新的用於低密度同位檢查碼之重組解碼方法及其收斂性分析

Abstract

在本論文中，我們提出了兩種新的用於低密度同位檢查碼 (LDPC codes) 的重組信度傳遞解碼演算法(Shuffled Belief-Propagation Decoding)；為了加速解碼收斂速度以及降低運算複雜度，我們提出了一種將檢查節點分成有交集的組別的重組信度傳遞解碼方法。此外，我們亦提出了將水平重組(針對檢查節點分組)和垂直重組(針對變數節點做分組)混合交互使用的解碼方法。經由蒙特卡羅 (Monte-Carlo) 模擬的結果可以發現我們所提出的兩種演算法比起傳統的重組信度傳遞解碼演算法皆有較好的錯誤率效能。在此論文中，我們亦使用高斯近似 (Gaussian Approximation) 的方法來分析不同信度傳遞演算法的效能與解碼行為；理論分析與實驗模擬結果皆一致地顯示出我們所提之方法在相同的複雜度下可以達到較好的解碼成果。

Two new shuffled belief propagation decoding algorithms for low-density parity-check (LDPC) codes are proposed in this thesis. To accelerate the decoding convergence rate and lower the implementation complexity, we propose a group shuffled decoding schedule which divides check nodes into non-disjoint groups to perform group-by-group message-passing decoding.

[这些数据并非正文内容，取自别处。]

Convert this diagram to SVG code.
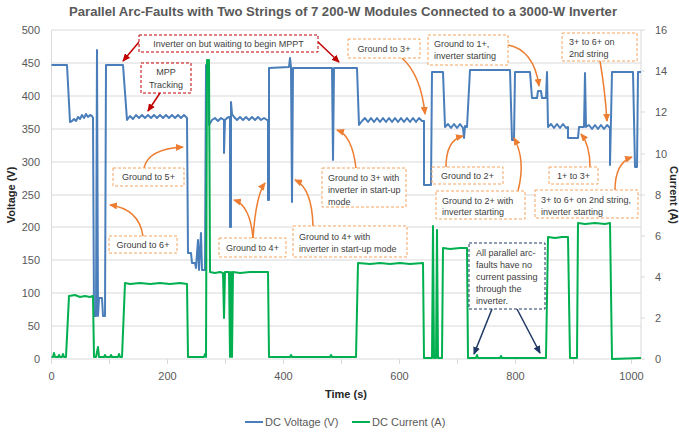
<svg xmlns="http://www.w3.org/2000/svg" width="679" height="434" viewBox="0 0 679 434">
<style>
text{font-family:"Liberation Sans",Arial,sans-serif;fill:#595959}
.tick{font-size:11px}
.ax{font-size:11px;font-weight:bold;fill:#262626}
.grid{stroke:#d9d9d9;stroke-width:1}
.ann{font-size:9px;fill:#404040}
.ob{fill:#fff;stroke:#f4a460;stroke-width:1;stroke-dasharray:3,2}
.rb{fill:#fff;stroke:#c00000;stroke-width:1;stroke-dasharray:3,2}
.nb{fill:#fff;stroke:#1f3864;stroke-width:1;stroke-dasharray:3,2}
.oa{fill:none;stroke:#ed7d31;stroke-width:1.5;marker-end:url(#mo)}
.ra{fill:none;stroke:#c00000;stroke-width:1.5;marker-end:url(#mr)}
.na{fill:none;stroke:#1f3864;stroke-width:1.5;marker-end:url(#mn)}
.v{fill:none;stroke:#4a7ebb;stroke-width:2;stroke-linejoin:round}
.c{fill:none;stroke:#00b050;stroke-width:2;stroke-linejoin:round}
</style>
<defs>
<marker id="mo" markerUnits="userSpaceOnUse" markerWidth="8" markerHeight="7" refX="7" refY="3.5" orient="auto"><path d="M0,0 L8,3.5 L0,7 z" fill="#ed7d31"/></marker>
<marker id="mr" markerUnits="userSpaceOnUse" markerWidth="8" markerHeight="7" refX="7" refY="3.5" orient="auto"><path d="M0,0 L8,3.5 L0,7 z" fill="#c00000"/></marker>
<marker id="mn" markerUnits="userSpaceOnUse" markerWidth="8" markerHeight="7" refX="7" refY="3.5" orient="auto"><path d="M0,0 L8,3.5 L0,7 z" fill="#1f3864"/></marker>
</defs>
<rect width="679" height="434" fill="#fff"/>
<text x="343" y="16" text-anchor="middle" font-size="13" font-weight="bold" fill="#404040" textLength="548" lengthAdjust="spacingAndGlyphs">Parallel Arc-Faults with Two Strings of 7 200-W Modules Connected to a 3000-W Inverter</text>
<g id="grid">
<line class="grid" x1="51.5" y1="30" x2="641" y2="30"/>
<line class="grid" x1="51.5" y1="63" x2="641" y2="63"/>
<line class="grid" x1="51.5" y1="96" x2="641" y2="96"/>
<line class="grid" x1="51.5" y1="129" x2="641" y2="129"/>
<line class="grid" x1="51.5" y1="162" x2="641" y2="162"/>
<line class="grid" x1="51.5" y1="195" x2="641" y2="195"/>
<line class="grid" x1="51.5" y1="227" x2="641" y2="227"/>
<line class="grid" x1="51.5" y1="260" x2="641" y2="260"/>
<line class="grid" x1="51.5" y1="293" x2="641" y2="293"/>
<line class="grid" x1="51.5" y1="326" x2="641" y2="326"/>
<line class="grid" x1="51.5" y1="359" x2="641" y2="359"/>
<line class="grid" x1="51.5" y1="30" x2="51.5" y2="359"/>
<line class="grid" x1="641" y1="30" x2="641" y2="359"/>
<path class="grid" d="M51.5,359v5M109.5,359v5M167.5,359v5M225.5,359v5M283.5,359v5M341.5,359v5M399.5,359v5M457.5,359v5M515.5,359v5M573.5,359v5M631.5,359v5M641,30h4M641,71h4M641,112h4M641,154h4M641,195h4M641,236h4M641,277h4M641,318h4M641,359h4"/>
</g>
<g id="axes">
<text class="tick" x="40" y="34" text-anchor="end">500</text>
<text class="tick" x="40" y="67" text-anchor="end">450</text>
<text class="tick" x="40" y="100" text-anchor="end">400</text>
<text class="tick" x="40" y="133" text-anchor="end">350</text>
<text class="tick" x="40" y="166" text-anchor="end">300</text>
<text class="tick" x="40" y="199" text-anchor="end">250</text>
<text class="tick" x="40" y="231" text-anchor="end">200</text>
<text class="tick" x="40" y="264" text-anchor="end">150</text>
<text class="tick" x="40" y="297" text-anchor="end">100</text>
<text class="tick" x="40" y="330" text-anchor="end">50</text>
<text class="tick" x="40" y="363" text-anchor="end">0</text>
<text class="tick" x="655" y="34">16</text>
<text class="tick" x="655" y="75">14</text>
<text class="tick" x="655" y="116">12</text>
<text class="tick" x="655" y="158">10</text>
<text class="tick" x="655" y="199">8</text>
<text class="tick" x="655" y="240">6</text>
<text class="tick" x="655" y="281">4</text>
<text class="tick" x="655" y="322">2</text>
<text class="tick" x="655" y="363">0</text>
<text class="tick" x="51.5" y="380" text-anchor="middle">0</text>
<text class="tick" x="167.5" y="380" text-anchor="middle">200</text>
<text class="tick" x="283.5" y="380" text-anchor="middle">400</text>
<text class="tick" x="399.5" y="380" text-anchor="middle">600</text>
<text class="tick" x="515.5" y="380" text-anchor="middle">800</text>
<text class="tick" x="631.5" y="380" text-anchor="middle">1000</text>
<text class="ax" x="346" y="398" text-anchor="middle">Time (s)</text>
<text class="ax" transform="translate(15,195) rotate(-90)" text-anchor="middle">Voltage (V)</text>
<text class="ax" transform="translate(670,195) rotate(90)" text-anchor="middle">Current (A)</text>
</g>
<g id="series">
<path class="v" d="M51.5,65 L67,65 L70,122 L72,121 L74,119 L76,121 L78,117 L80,119 L82,115 L84,118 L86,114 L88,117 L90,115 L92,116 L93,118 L94,316 L96,316 L97,50 L98,316 L99,298 L102,298 L103,316 L105,316 L106,65 L123,65 L127,120 L130,116 L133,119 L136,115 L139,118 L142,115 L145,118 L148,115 L151,118 L154,115 L157,118 L160,115 L163,118 L166,115 L169,118 L172,115 L175,118 L178,115 L181,118 L184,115 L187,118 L188,253 L191,253 L192,263 L195,263 L196,268 L198,240 L199,270 L201,233 L202,270 L205,270 L206,65 L208,65 L209,125 L212,120 L215,118 L218,121 L221,118 L224,120 L224,153 L225,120 L227,118 L229,117 L230,117 L230,227 L231,227 L231,102 L232,114 L234,117 L237,120 L240,117 L243,120 L246,117 L249,120 L252,117 L255,120 L258,117 L261,120 L264,118 L267,120 L268,120 L268,200 L269,200 L269,68 L289,67 L290,58 L291,67 L292,202 L293,68 L332,68 L333,160 L334,68 L357,68 L359,125 L362,121 L365,118 L368,122 L371,118 L374,122 L377,118 L380,122 L383,118 L386,122 L389,118 L392,122 L395,118 L398,122 L401,118 L404,122 L407,118 L410,122 L413,118 L416,122 L419,118 L422,121 L424,121 L424,185 L431,185 L432,72 L443,72 L445,127 L448,124 L451,128 L454,124 L457,128 L460,124 L463,128 L464,138 L465,126 L467,127 L470,70 L510,70 L512,140 L514,140 L515,72 L530,72 L532,98 L537,98 L538,91 L541,91 L542,98 L546,98 L547,72 L548,127 L551,124 L554,128 L557,124 L560,128 L563,124 L566,128 L568,127 L568,138 L578,138 L579,127 L584,127 L585,73 L586,127 L589,125 L592,129 L595,125 L598,129 L601,125 L604,129 L607,125 L610,128 L610,165 L612,72 L633,72 L635,167 L637,167 L638,72 L641,72"/>
<path class="c" d="M51.5,357 L53,357 L54,353 L55,357 L58,357 L59,355 L60,357 L62,357 L63,354 L64,357 L66,357 L69,296 L75,295 L80,297 L85,296 L90,297 L93,296 L94,357 L96,357 L98,347 L99,357 L104,357 L105,355 L106,357 L110,357 L111,355 L112,357 L118,357 L119,354 L120,357 L122,357 L125,283 L130,284 L140,283 L150,284 L160,283 L170,284 L180,283 L187,284 L188,357 L204,357 L205,354 L206,357 L207,60 L209,60 L210,272 L215,273 L220,272 L223,273 L224,318 L225,272 L229,272 L230,357 L231,272 L232,357 L233,272 L240,273 L250,272 L260,272 L268,272 L269,357 L290,357 L291,355 L292,357 L330,357 L331,355 L332,357 L356,357 L358,263 L370,264 L380,263 L390,264 L400,263 L410,264 L423,263 L424,358 L432,358 L433,226 L434,358 L436,358 L437,230 L438,358 L442,358 L443,248 L450,249 L460,248 L467,248 L468,358 L476,358 L477,355 L478,358 L500,358 L501,356 L502,358 L546,358 L548,237 L555,238 L562,237 L568,237 L570,358 L577,358 L578,223 L585,224 L595,223 L605,224 L610,223 L612,359 L641,358"/>
</g>
<g id="connectors">
<path class="ra" d="M139,42 L123,61"/>
<path class="ra" d="M318,42 L339,62"/>
<path class="ra" d="M160,93 L148,111"/>
<path class="oa" d="M144,168 Q148,149 183,147"/>
<path class="oa" d="M143,236 Q139,209 110,205"/>
<path class="oa" d="M253,238 Q250,205 234,200"/>
<path class="oa" d="M253,238 Q256,195 265,183"/>
<path class="oa" d="M313,226 Q312,188 295,180"/>
<path class="oa" d="M356,168 Q352,135 337,130"/>
<path class="oa" d="M402,58 Q421,75 425,114"/>
<path class="oa" d="M508,45 Q534,50 539,86"/>
<path class="oa" d="M600,61 Q605,90 607,121"/>
<path class="oa" d="M446,167 Q446,140 463,136"/>
<path class="oa" d="M518,191 Q526,160 514,138"/>
<path class="oa" d="M590,167 Q590,145 581,134"/>
<path class="oa" d="M615,190 Q615,163 632,157"/>
<path class="na" d="M492,309 L474,354"/>
<path class="na" d="M517,309 L540,353"/>
</g>
<g id="n-mppt-wait"><rect class="rb" x="139" y="35" width="179" height="17"/><text class="ann" x="228.5" y="47" text-anchor="middle">Inverter on but waiting to begin MPPT</text></g>
<g id="n-mpp"><rect class="rb" x="141" y="63" width="50" height="30"/><text class="ann" x="166" y="75" text-anchor="middle">MPP</text><text class="ann" x="166" y="88" text-anchor="middle">Tracking</text></g>
<g id="n-g3"><rect class="ob" x="348" y="39" width="72" height="19"/><text class="ann" x="384" y="52" text-anchor="middle">Ground to 3+</text></g>
<g id="n-g1"><rect class="ob" x="428" y="35" width="80" height="30"/><text class="ann" x="434" y="47">Ground to 1+,</text><text class="ann" x="434" y="59">inverter starting</text></g>
<g id="n-36"><rect class="ob" x="562" y="33" width="75" height="28"/><text class="ann" x="569" y="45">3+ to 6+ on</text><text class="ann" x="569" y="57">2nd string</text></g>
<g id="n-g5"><rect class="ob" x="113" y="168" width="71" height="18"/><text class="ann" x="148.5" y="180" text-anchor="middle">Ground to 5+</text></g>
<g id="n-g6"><rect class="ob" x="109" y="236" width="68" height="17"/><text class="ann" x="143" y="248" text-anchor="middle">Ground to 6+</text></g>
<g id="n-g4"><rect class="ob" x="219" y="238" width="67" height="19"/><text class="ann" x="252.5" y="251" text-anchor="middle">Ground to 4+</text></g>
<g id="n-g4s"><rect class="ob" x="293" y="226" width="114" height="31"/><text class="ann" x="299" y="240">Ground to 4+ with</text><text class="ann" x="299" y="252">inverter in start-up mode</text></g>
<g id="n-g3s"><rect class="ob" x="322" y="168" width="84" height="39"/><text class="ann" x="328" y="181">Ground to 3+ with</text><text class="ann" x="328" y="193">inverter in start-up</text><text class="ann" x="328" y="205">mode</text></g>
<g id="n-g2"><rect class="ob" x="432" y="167" width="71" height="17"/><text class="ann" x="467.5" y="179" text-anchor="middle">Ground to 2+</text></g>
<g id="n-g2s"><rect class="ob" x="436" y="191" width="89" height="28"/><text class="ann" x="442" y="204">Ground to 2+ with</text><text class="ann" x="442" y="215">inverter starting</text></g>
<g id="n-13"><rect class="ob" x="549" y="167" width="49" height="17"/><text class="ann" x="573.5" y="179" text-anchor="middle">1+ to 3+</text></g>
<g id="n-36s"><rect class="ob" x="535" y="190" width="103" height="28"/><text class="ann" x="541" y="203">3+ to 6+ on 2nd string,</text><text class="ann" x="541" y="215">inverter starting</text></g>
<g id="n-all"><rect class="nb" x="469" y="243" width="76" height="66"/><text class="ann" x="476" y="256">All parallel arc-</text><text class="ann" x="476" y="268">faults have no</text><text class="ann" x="476" y="280">current passing</text><text class="ann" x="476" y="292">through the</text><text class="ann" x="476" y="304">inverter.</text></g>
<g id="legend">
<line x1="245" y1="422" x2="263" y2="422" stroke="#4a7ebb" stroke-width="2"/>
<text class="tick" x="265" y="426">DC Voltage (V)</text>
<line x1="352" y1="422" x2="370" y2="422" stroke="#00b050" stroke-width="2"/>
<text class="tick" x="372" y="426">DC Current (A)</text>
</g>
</svg>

A hybrid shuffled manner utilizing horizontal shuffled scheme (partitioning check nodes into groups) and vertical shuffled scheme (partitioning variable nodes into groups) jointly is also presented. Monte-Carlo simulations show that our proposed approaches could provide better error-rate performance in comparison with the conventional shuffled decoding schedules. Performance of the proposed algorithms are analyzed by a Gaussian approximation approach. Both analysis and numerical experiments verify that the new algorithms do yield a convergence performance better than that of existing conventional shuffled BP decoder with the same computing complexity constraint.